2. Clause D.2, first paragraph:

...comprises a sequence of octets of length 1, 2, 3, 4, 5, or 6 octets.

-->

...comprises a sequence of octets of length 1, 2, 3, or 4 octets.

3. Table D.1

Delete the rows starting "1st of 5" and "1st of 6" from the table.

Change the Maximum UCS-4 value for the "1st of 4" row to 0010 FFFF.

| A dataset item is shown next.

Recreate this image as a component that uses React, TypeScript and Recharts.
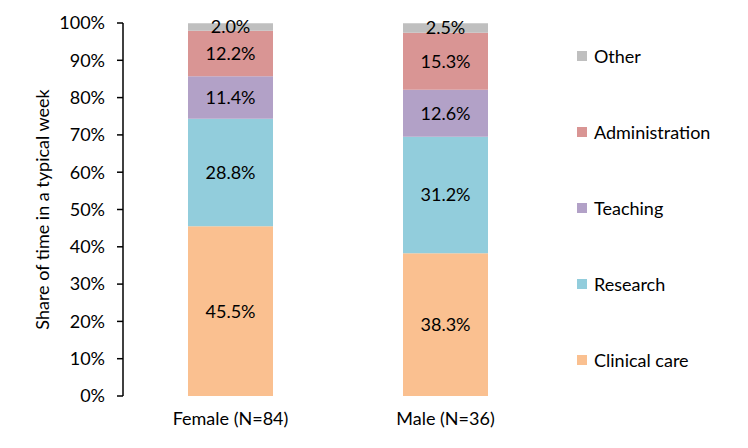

4. In the explanation of Table D.1 change:

C0 to FD  first octet of a multi-octet sequence;

-->

C0 to F4  first octet of a multi-octet sequence;

FE or FF  not used.

-->

F5 to FF  not used.

5. Table D.2

Delete the last five examples in the table (which are for

UTF-8 values outside the allowable range) and replace

with one example for 0010 FFFF (which is currently missing).

6. Table D.3

Delete the last five examples in the table (which are for

UTF-8 values outside the allowable range).

7. Table D.4

Delete the last two entries in the table (which are for

5- and 6-octet sequences), and update the maximum range

for the 4-octet sequence to 0010 FFFF.

8. Table D.5

Delete the last two entries in the table (which are for

5- and 6-octet sequences), and update the maximum octet

value on the 4-octet sequence line of the table from

F7 to F4.

In the explanation of Table D.5, delete the lines for

"v" and "u", which identify the 5th and 6th octets of

sequences, respectively.

9. In the first paragraph of Clause D.7, change:

C0 to FB

-->

C0 to F4

followed by the appropriate number (from 0 to 5) of continuing octets

-->

followed by the appropriate number (from 0 to 3) of continuing octets

octets whose value is FE or FF are not used;

-->

octets whose values are in the range F5 to FF are not used;

Note that not only would these changes to the specification of UTF-8 in Annex D result in complete synchronization of the technical specifications of the form in both standards, it would also have the benefit of shortening and cleaning up the explanation and examples of UTF-8 in Annex D. The 5- and 6-octet sequences are by necessity the longest and most formidable entries in the tables – particularly in the mapping tables, D.4 and D.5. But it is precisely those longest sequences which are of no practical value whatsoever, because they are not interoperable with UTF-16 and because they can never validly be used to represent an actual allocated code position for an encoded UCS character.